Given request.
Say how many lines of the listing below contain "Reproduce", giving the number and nothing else.

Record set.
★ ★ ★ ★ ★ ★ ★

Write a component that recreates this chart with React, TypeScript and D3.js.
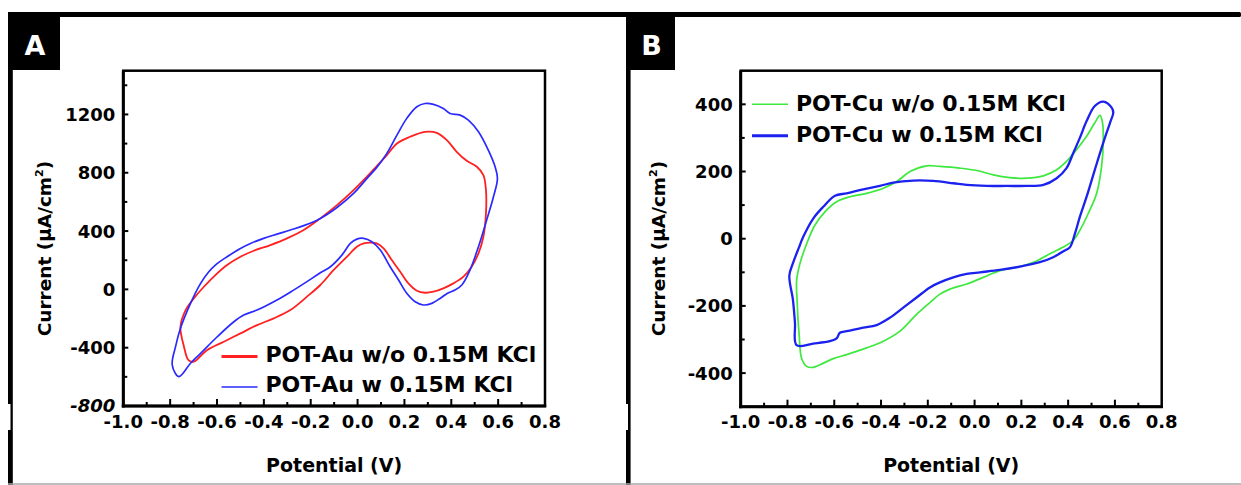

★ ★ ★ ★ ★ ★ ★

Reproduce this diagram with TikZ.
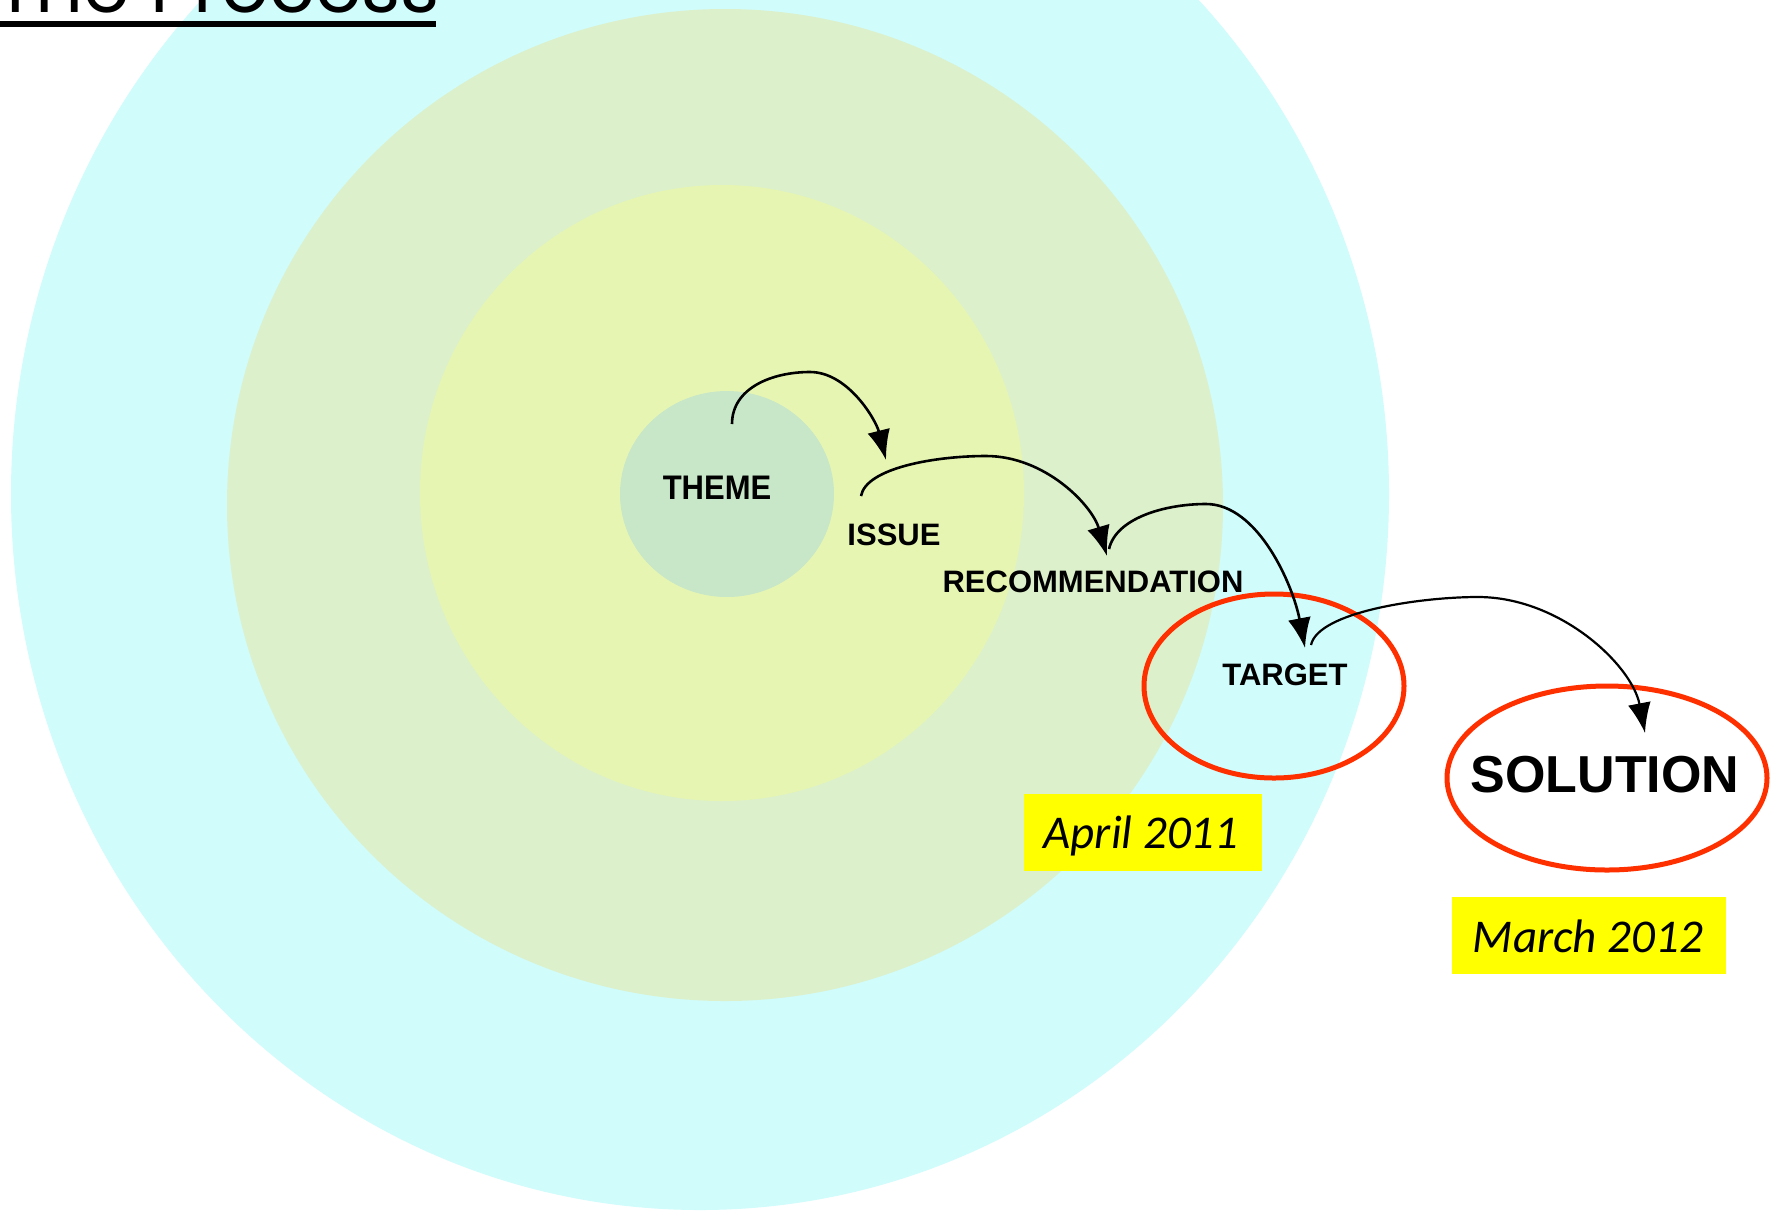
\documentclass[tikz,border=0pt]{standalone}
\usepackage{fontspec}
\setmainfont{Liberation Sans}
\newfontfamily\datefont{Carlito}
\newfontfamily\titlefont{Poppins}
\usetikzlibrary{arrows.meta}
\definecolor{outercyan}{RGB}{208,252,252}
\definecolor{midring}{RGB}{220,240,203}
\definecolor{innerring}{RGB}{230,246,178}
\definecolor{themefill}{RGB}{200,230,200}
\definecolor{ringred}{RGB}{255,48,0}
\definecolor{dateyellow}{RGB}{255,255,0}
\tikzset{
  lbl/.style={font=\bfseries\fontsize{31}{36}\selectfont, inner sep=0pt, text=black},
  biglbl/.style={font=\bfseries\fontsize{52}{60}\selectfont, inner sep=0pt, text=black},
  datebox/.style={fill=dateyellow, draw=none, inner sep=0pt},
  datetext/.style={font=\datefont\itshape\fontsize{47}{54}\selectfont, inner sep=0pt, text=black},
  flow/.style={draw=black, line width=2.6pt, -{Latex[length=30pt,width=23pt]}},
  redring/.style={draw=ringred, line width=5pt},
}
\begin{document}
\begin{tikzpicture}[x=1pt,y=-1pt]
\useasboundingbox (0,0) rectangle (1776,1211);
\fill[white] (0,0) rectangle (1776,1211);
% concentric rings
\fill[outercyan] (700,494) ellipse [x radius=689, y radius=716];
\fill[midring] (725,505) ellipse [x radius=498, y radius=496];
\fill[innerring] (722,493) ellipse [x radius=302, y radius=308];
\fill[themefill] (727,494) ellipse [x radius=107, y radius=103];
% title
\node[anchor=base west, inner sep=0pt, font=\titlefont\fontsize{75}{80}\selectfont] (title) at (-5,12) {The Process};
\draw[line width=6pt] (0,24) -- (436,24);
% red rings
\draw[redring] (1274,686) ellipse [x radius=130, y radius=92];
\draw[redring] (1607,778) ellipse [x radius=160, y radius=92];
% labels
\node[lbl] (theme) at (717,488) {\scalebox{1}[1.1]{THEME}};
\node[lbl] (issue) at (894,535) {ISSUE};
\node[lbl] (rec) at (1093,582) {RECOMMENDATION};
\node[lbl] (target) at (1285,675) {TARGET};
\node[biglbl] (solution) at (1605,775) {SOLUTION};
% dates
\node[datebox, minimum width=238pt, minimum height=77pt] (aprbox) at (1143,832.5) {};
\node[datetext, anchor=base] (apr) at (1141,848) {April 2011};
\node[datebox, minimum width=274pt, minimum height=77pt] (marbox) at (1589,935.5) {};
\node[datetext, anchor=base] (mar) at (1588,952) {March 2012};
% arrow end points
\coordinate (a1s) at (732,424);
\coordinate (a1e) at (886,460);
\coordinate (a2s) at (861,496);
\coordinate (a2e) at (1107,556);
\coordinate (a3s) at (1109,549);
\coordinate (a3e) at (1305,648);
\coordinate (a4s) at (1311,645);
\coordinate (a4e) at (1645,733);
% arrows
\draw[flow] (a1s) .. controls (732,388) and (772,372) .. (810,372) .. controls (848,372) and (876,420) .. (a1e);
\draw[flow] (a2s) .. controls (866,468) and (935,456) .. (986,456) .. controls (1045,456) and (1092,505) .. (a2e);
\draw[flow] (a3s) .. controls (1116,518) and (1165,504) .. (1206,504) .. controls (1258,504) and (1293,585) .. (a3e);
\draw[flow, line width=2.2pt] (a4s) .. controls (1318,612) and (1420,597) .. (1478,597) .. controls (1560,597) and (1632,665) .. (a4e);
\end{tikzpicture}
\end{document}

★ ★ ★ ★ ★ ★ ★

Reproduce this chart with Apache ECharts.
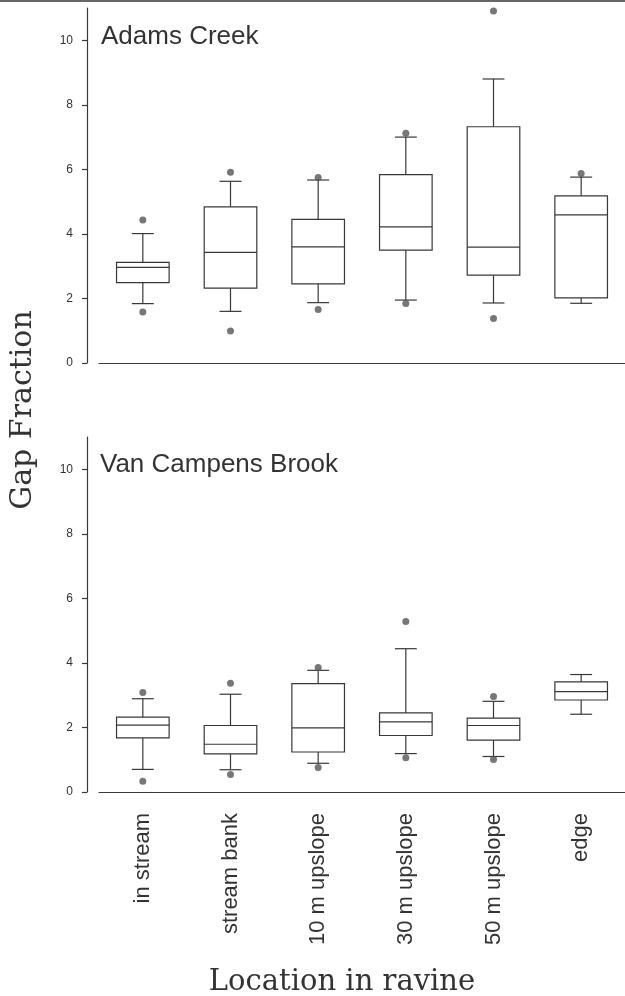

★ ★ ★ ★ ★ ★ ★

Complete output.
2